• Provided material
* start *

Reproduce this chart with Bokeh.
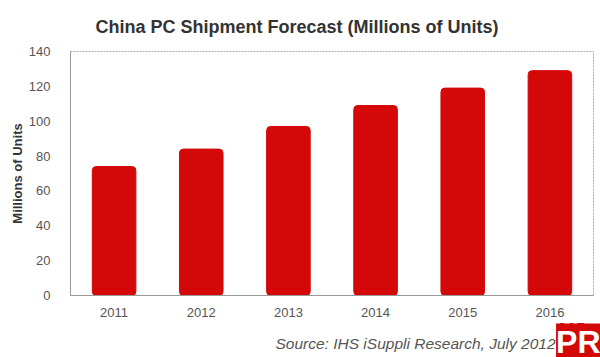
from bokeh.plotting import figure
from bokeh.models import Range1d, FixedTicker, Title
from bokeh.embed import file_html
from bokeh.resources import INLINE

years = ["2011", "2012", "2013", "2014", "2015", "2016"]
shipments = [74, 84, 97, 109, 119, 129]
y_ticks = [0, 20, 40, 60, 80, 100, 120, 140]

FONT = "Liberation Sans"

p = figure(x_range=years, y_range=Range1d(0, 140), width=600, height=357,
           output_backend="svg", toolbar_location=None,
           min_border_left=70, min_border_right=7, min_border_top=51, min_border_bottom=62)

p.vbar(x=years, top=shipments, width=0.5, fill_color="#d40808", line_color="#d40808",
       border_radius=4)

p.x_range.range_padding = 0
p.xgrid.grid_line_color = None
p.ygrid.grid_line_color = None
p.background_fill_color = "white"
p.border_fill_color = "white"
p.outline_line_color = "#aaaaaa"
p.outline_line_dash = "2 1"

p.yaxis.ticker = FixedTicker(ticks=y_ticks)
p.yaxis.axis_label = "Millions of Units"
p.yaxis.axis_label_text_font = FONT
p.yaxis.axis_label_text_font_style = "bold"
p.yaxis.axis_label_text_font_size = "13px"
p.yaxis.axis_label_text_color = "#333333"
p.yaxis.axis_label_standoff = 1
for ax in (p.xaxis, p.yaxis):
    ax.axis_line_color = "#999999"
    ax.major_tick_line_color = None
    ax.minor_tick_line_color = None
    ax.major_label_text_font = FONT
    ax.major_label_text_font_size = "13px"
    ax.major_label_text_color = "#555555"
p.yaxis.major_label_standoff = 14
p.xaxis.major_label_standoff = 6

p.title = Title(text="China PC Shipment Forecast (Millions of Units)", align="left",
                offset=25, standoff=29, text_font=FONT, text_font_style="bold",
                text_font_size="18px", text_color="#333333")

# watermark logo + source line, stacked in the panel below the x axis
p.add_layout(Title(text="365", align="right", offset=8, standoff=2,
                   text_font=FONT, text_font_style="bold", text_font_size="17px",
                   text_color="#d40808"), "below")
p.add_layout(Title(text="PR", align="right", offset=-7, standoff=-28,
                   text_font=FONT, text_font_style="bold", text_font_size="32px",
                   text_color="white", background_fill_color="#d40808"), "below")
p.add_layout(Title(text="Source: IHS iSuppli Research, July 2012", align="left",
                   offset=205, standoff=-22, vertical_align="top", text_font=FONT,
                   text_font_style="italic", text_font_size="15.5px",
                   text_color="#555555"), "below")

open("out.html", "w").write(file_html(p, INLINE))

* end *

• Task description
From the first line of the listing above, repeat every line through the one holding "from bokeh.resources import INLINE". Both ends count, and pictures stay out.

• Task answer
Reproduce this chart with Bokeh.
from bokeh.plotting import figure
from bokeh.models import Range1d, FixedTicker, Title
from bokeh.embed import file_html
from bokeh.resources import INLINE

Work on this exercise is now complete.